World Trade Center arts space on track despite obstacles-city
(Reuters) - A new arts center on the site of the former World Trade Center in New York should be open by 2017 or earlier, despite delays in funding and design issues, a city official said on Thursday.
The Lower Manhattan Performing Arts Center, designed by Frank Gehry, is expected to be built where a temporary commuter railway station now stands on the 16-acre (6.5 hectare) World Trade Center complex.
Fundraising has proved challenging, with the center's pricetag estimated at more than $400 million.
Construction of the center will be complicated because it will sit on top of underground railway tracks - and the 1,000-seat theater will have no columns.
Even with these obstacles, New York City's cultural affairs commissioner said the center could open ahead of a 2017 target.
"That is depending on the final design of the building," said Kate Levin, after a board meeting of the Lower Manhattan Development Corporation (LMDC), whose goal is to revive the downtown area devastated by the September 11, 2001 attacks.
Like all the World Trade Center projects - the skyscrapers, the memorial and museum, and the mass transit hub - plans for the cultural center have been contentious.
Only one of the four institutions initially offered space at the center still plans to move to the complex.
The LMDC unexpectedly failed on Thursday to include $1 million of funds the arts center sought to hire staff.
The Performing Arts Center is also waiting for the Lower Manhattan Development Corporation to turn over $155 million of funding that has been allocated for it.
"There is some concern about how the entire project will be funded and how the structure of the funding will be going forward," explained David Emil, LMDC president.

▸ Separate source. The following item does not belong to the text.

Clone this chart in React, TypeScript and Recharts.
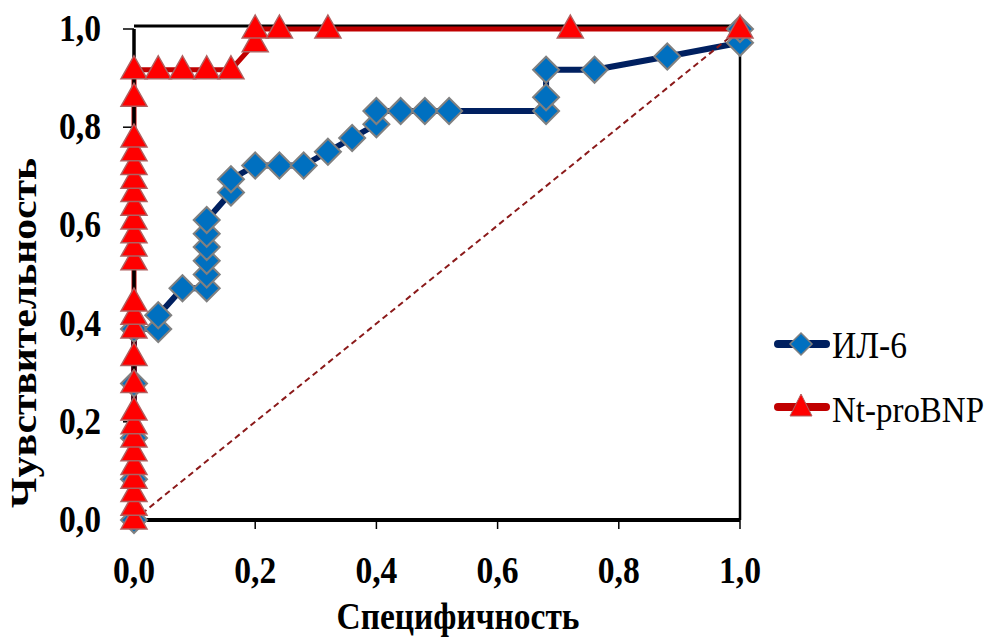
import React from 'react';
import { ComposedChart, Line, XAxis, YAxis, ReferenceLine, Label } from 'recharts';

// ROC curve data: x = value on the "Специфичность" axis, y = sensitivity
const il6X = [0, 0, 0, 0, 0, 0.04, 0.04, 0.08, 0.12, 0.12, 0.12, 0.12, 0.12, 0.12, 0.16, 0.16, 0.2, 0.24, 0.28, 0.32, 0.36, 0.4, 0.4, 0.44, 0.48, 0.52, 0.68, 0.68, 0.68, 0.76, 0.88, 1.0, 1.0];
const il6Y = [0, 0.083, 0.167, 0.278, 0.389, 0.389, 0.417, 0.472, 0.472, 0.5, 0.528, 0.556, 0.583, 0.611, 0.667, 0.694, 0.722, 0.722, 0.722, 0.75, 0.778, 0.806, 0.833, 0.833, 0.833, 0.833, 0.833, 0.861, 0.917, 0.917, 0.944, 0.972, 1.0];

const bnpX = [0, 0, 0, 0, 0, 0, 0, 0, 0, 0, 0, 0, 0, 0, 0, 0, 0, 0, 0, 0, 0, 0, 0, 0, 0, 0, 0.04, 0.08, 0.12, 0.16, 0.2, 0.2, 0.24, 0.32, 0.72, 1.0];
const bnpY = [0, 0.028, 0.056, 0.083, 0.111, 0.139, 0.167, 0.194, 0.222, 0.278, 0.333, 0.389, 0.417, 0.444, 0.528, 0.556, 0.583, 0.611, 0.639, 0.667, 0.694, 0.722, 0.75, 0.778, 0.861, 0.917, 0.917, 0.917, 0.917, 0.917, 0.972, 1.0, 1.0, 1.0, 1.0, 1.0];

const diagX = [0, 1];
const diagY = [0, 1];

const axisTicks = [0, 0.2, 0.4, 0.6, 0.8, 1.0];

const seriesNames = ['ИЛ-6', 'Nt-proBNP'];
const xTitle = 'Специфичность';
const yTitle = 'Чувствительность';

const il6Data = il6X.map((x, i) => ({ x, y: il6Y[i] }));
const bnpData = bnpX.map((x, i) => ({ x, y: bnpY[i] }));
const diagData = diagX.map((x, i) => ({ x, y: diagY[i] }));

const FONT = '"Liberation Serif", "Times New Roman", serif';
const fmt = (v: number) => v.toFixed(1).replace('.', ',');

const NAVY = '#002060';
const BLUE = '#0070C0';
const DARKRED = '#C00000';
const RED = '#FF0000';

const Diamond = (props: any) => {
  const { cx, cy, index } = props;
  if (cx == null || cy == null) return null;
  const r = 13;
  return (
    <polygon
      key={`d-${index}`}
      points={`${cx},${cy - r} ${cx + r},${cy} ${cx},${cy + r} ${cx - r},${cy}`}
      fill={BLUE}
      stroke="#808080"
      strokeWidth={2}
    />
  );
};

const Triangle = (props: any) => {
  const { cx, cy, index } = props;
  if (cx == null || cy == null) return null;
  return (
    <polygon
      key={`t-${index}`}
      points={`${cx},${cy - 14} ${cx + 13},${cy + 9} ${cx - 13},${cy + 9}`}
      fill={RED}
      stroke="#B06060"
      strokeWidth={1.5}
    />
  );
};

const YTick = (props: any) => {
  const { y, payload } = props;
  return (
    <text
      x={101}
      y={y + 12}
      textAnchor="end"
      fontFamily={FONT}
      fontWeight="bold"
      fontSize={37}
      textLength={42}
      lengthAdjust="spacingAndGlyphs"
      fill="#000"
    >
      {fmt(payload.value)}
    </text>
  );
};

const XTick = (props: any) => {
  const { x, payload } = props;
  return (
    <text
      x={x}
      y={583}
      textAnchor="middle"
      fontFamily={FONT}
      fontWeight="bold"
      fontSize={37}
      textLength={42}
      lengthAdjust="spacingAndGlyphs"
      fill="#000"
    >
      {fmt(payload.value)}
    </text>
  );
};

const FrameTop = (props: any) => {
  const { x1, x2, y1 } = props;
  if (x1 == null) return null;
  return <line x1={x1} y1={y1 - 3} x2={x2} y2={y1 - 3} stroke="#000" strokeWidth={3} />;
};

export default function App() {
  return (
    <div style={{ position: 'absolute', left: 0, top: 0, width: 992, height: 639, background: '#fff' }}>
      <ComposedChart width={992} height={639} margin={{ top: 29, right: 252, left: 0, bottom: 59 }}>
        <XAxis
          type="number"
          dataKey="x"
          domain={[0, 1]}
          ticks={axisTicks}
          allowDuplicatedCategory
          height={60}
          axisLine={{ stroke: '#000', strokeWidth: 4 }}
          tickLine={{ stroke: '#000', strokeWidth: 1.5 }}
          tickSize={9}
          tick={<XTick />}
          interval={0}
        >
          <Label
            content={() => (
              <text
                x={458}
                y={629}
                textAnchor="middle"
                fontFamily={FONT}
                fontWeight="bold"
                fontSize={37}
                textLength={243}
                lengthAdjust="spacingAndGlyphs"
                fill="#000"
              >
                {xTitle}
              </text>
            )}
          />
        </XAxis>
        <YAxis
          type="number"
          dataKey="y"
          domain={[0, 1]}
          ticks={axisTicks}
          width={134}
          axisLine={{ stroke: '#000', strokeWidth: 3.5 }}
          tickLine={{ stroke: '#000', strokeWidth: 1.5 }}
          tickSize={11}
          tick={<YTick />}
          interval={0}
        >
          <Label
            content={() => (
              <text
                x={0}
                y={0}
                transform="translate(36 333) rotate(-90)"
                textAnchor="middle"
                fontFamily={FONT}
                fontWeight="bold"
                fontSize={35}
                textLength={350}
                lengthAdjust="spacingAndGlyphs"
                fill="#000"
              >
                {yTitle}
              </text>
            )}
          />
        </YAxis>
        <ReferenceLine y={1} shape={FrameTop} />
        <ReferenceLine x={1} stroke="#000" strokeWidth={2.5} />
        <Line
          data={il6Data}
          dataKey="y"
          name={seriesNames[0]}
          type="linear"
          stroke={NAVY}
          strokeWidth={6}
          strokeLinejoin="round"
          dot={Diamond}
          activeDot={false}
          isAnimationActive={false}
        />
        <Line
          data={bnpData}
          dataKey="y"
          name={seriesNames[1]}
          type="linear"
          stroke={DARKRED}
          strokeWidth={5}
          strokeLinejoin="round"
          dot={Triangle}
          activeDot={false}
          isAnimationActive={false}
        />
        <Line
          data={diagData}
          dataKey="y"
          type="linear"
          stroke="#8B1A1A"
          strokeWidth={2}
          strokeDasharray="6 4"
          dot={false}
          activeDot={false}
          isAnimationActive={false}
          legendType="none"
        />
      </ComposedChart>
      <svg width={222} height={130} style={{ position: 'absolute', left: 770, top: 310 }}>
        <g transform="translate(0 34)">
          <line x1={8} y1={0} x2={56} y2={0} stroke={NAVY} strokeWidth={8} strokeLinecap="round" />
          <polygon points="31,-11 42,0 31,11 20,0" fill={BLUE} stroke="#808080" strokeWidth={1.5} />
          <text x={62} y={14} fontFamily={FONT} fontSize={37} textLength={75} lengthAdjust="spacingAndGlyphs" fill="#000">
            {seriesNames[0]}
          </text>
        </g>
        <g transform="translate(0 97)">
          <line x1={8} y1={0} x2={56} y2={0} stroke={DARKRED} strokeWidth={8} strokeLinecap="round" />
          <polygon points="31,-13 42,9 20,9" fill={RED} stroke="#B06060" strokeWidth={1} />
          <text x={62} y={15} fontFamily={FONT} fontSize={35} textLength={152} lengthAdjust="spacingAndGlyphs" fill="#000">
            {seriesNames[1]}
          </text>
        </g>
      </svg>
    </div>
  );
}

He added that the agency wanted to wait for a clearer financial picture.
Avi Schick, LMDC chairman, suggested the funding request might appear on the agenda for the October board meeting.
Officials say the size of the new theater will give artists, directors and producers an alternative to the only two options the city now offers: small theaters with around 450 seats or much larger venues with thousands of seats.
"I believe the performing arts center is a crucial plan for the building of the World Trade Center site because the attack on the World Trade Center was in essence an attack on American culture," Emil said later.